His focus was off. His famous backhand (and equally famous forehand) were failing him and as fate would have it, all the luck was going Nadal's way.

Whilst Nadal loudly celebrated every point he won (even the ones at 15 love), Federer became even more silent and brooding.

It wasn't his game that led Federer to lose the match, it was his mind.

Mindsets win matches.

Your mindset is no different. It can be a phenomenal asset or a devastating hindrance. And here's the really interesting part:

- There may be a limit to the level of skill you can attain (let's face it, we can't all be as good as Federer)
- But you have TOTAL control of your mindset

The difference between Federer and Nadal is simple:

- Federer values 'skill set' most highly.
- Nadal values 'positive mindset no matter what' most highly. The result? His competitive advantage.

In my view, Nadal's got it right.

What do you think?

- Rebecca

Monday, January 23, 2012

A Lesson from Tennis: Believe in Your Own Convictions

For the first time ever, I've been quite engrossed by the Australian Open, watching a number of matches over the last few days (I'm more of a Wimbledon-once-a-year sort of tennis viewer).

But last night, there was a gripper.

All the hopes of China rested on Li Na, the only professional tennis player ever to have represented China and her opponent, Kim Clijsters was back from retirement and also battling a serious ankle injury.

By the end of the second set it looked like Li had it in the bag, achieving four consecutive match points.

Having been behind throughout the entire match, Clijsters surprised everyone by defending each of those points before going on to breaking Li's serve twice and then convincingly winning the next set and therefore the match.

So where did it all go wrong for Li?

Well to sum it up in two words, she had a mental meltdown.

Li speedily transitioned from being comfortably ahead; acting decisively; and going for difficult shots to questioning her judgment and making a series of unforced errors.

Noticeably she also began to listen to the advice shouted to her from the sidelines - her husband (who doubles up as her coach) began encouraging her to challenge line calls which she wouldn't normally have queried.

His judgment was proven wrong twice and, due to the fact a player has a limited number of valuable challenges they can make, this only added to Li's frustration and dwindling focus.

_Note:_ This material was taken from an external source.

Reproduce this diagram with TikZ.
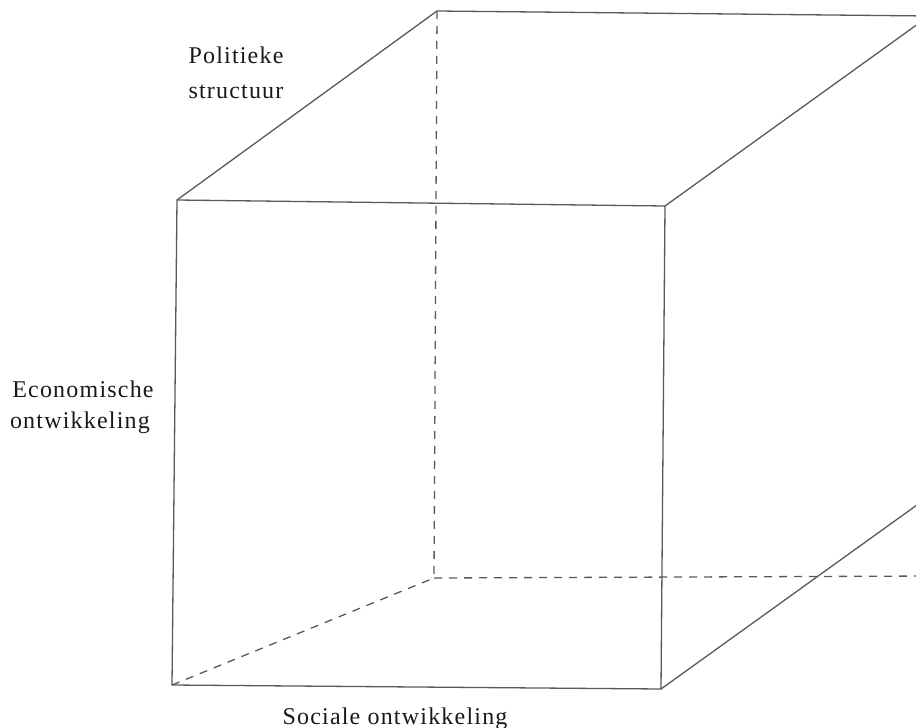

Isn't it interesting how people question theiur own judgment more readily when under pressure?

'Are other people right and therefore I am wrong?'
'Am I on the right track?'

Having presence of mind is vital when building your powerful personal brand and learning to trust your own intuition - whatever the pressure - is a skill that will absolutely help your self-certainty soar.

When have you stood firm and trusted your intuition under testing cirumcumstances? I'd love to see your comments!

- Rebecca

Tuesday, January 17, 2012


I'm in the midst of reading Timothy Ferriss' "The 4 Hour Workweek" full of ideas and strategies to live life and run a business more efficiently.

The word 'experiment' comes up often. I like it. I think it should be used more often in conversation.

When coaching, the concept of having 'the' right answer rears its ugly head time and time again with different clients:

"What if I don't have the right answer? I'll sound stupid."
"What if I say the wrong thing? I'll look like a monkey."

Fears like these are commonplace so if you see yourself saying either of the above, you can rest safe in the knowledge that you're not alone. That said, it doesn't mean that either statement is likely to propel you forwards.

Let's re-wind the clock.

Think back to being young. Remember how wonderful it was to have no woes. At age 5 the biggest worry you'll have had was whether or not to wear blue or white shoes.

These were days of play. Of experience. Of learning. At this age we were content seeing how things worked, how they could be broken and put back together again.

- We were okay if the building blocks fell over. We just built them up again.

- We were okay if we said the wrong word. We just saw it as an opportunity to learn.

- We were okay if we made chocolate chip cookies with pink icing on top. We just saw it as a means to get more sugar in our bellies.

We were EXPERIMENTING. And not only was it 'okay' - it was also a heap of fun.

Here's a thought: give yourself permission to experiment. To play. To get things 'wrong' and see the funny side.

Life and work are so much more fun when we get curious and choose to experiment rather than seeking the truth or the 'right' answer. Who knows? You might uncover something even better.

Mmmm ... Choc chips cookies with pink icing ... I could be onto something!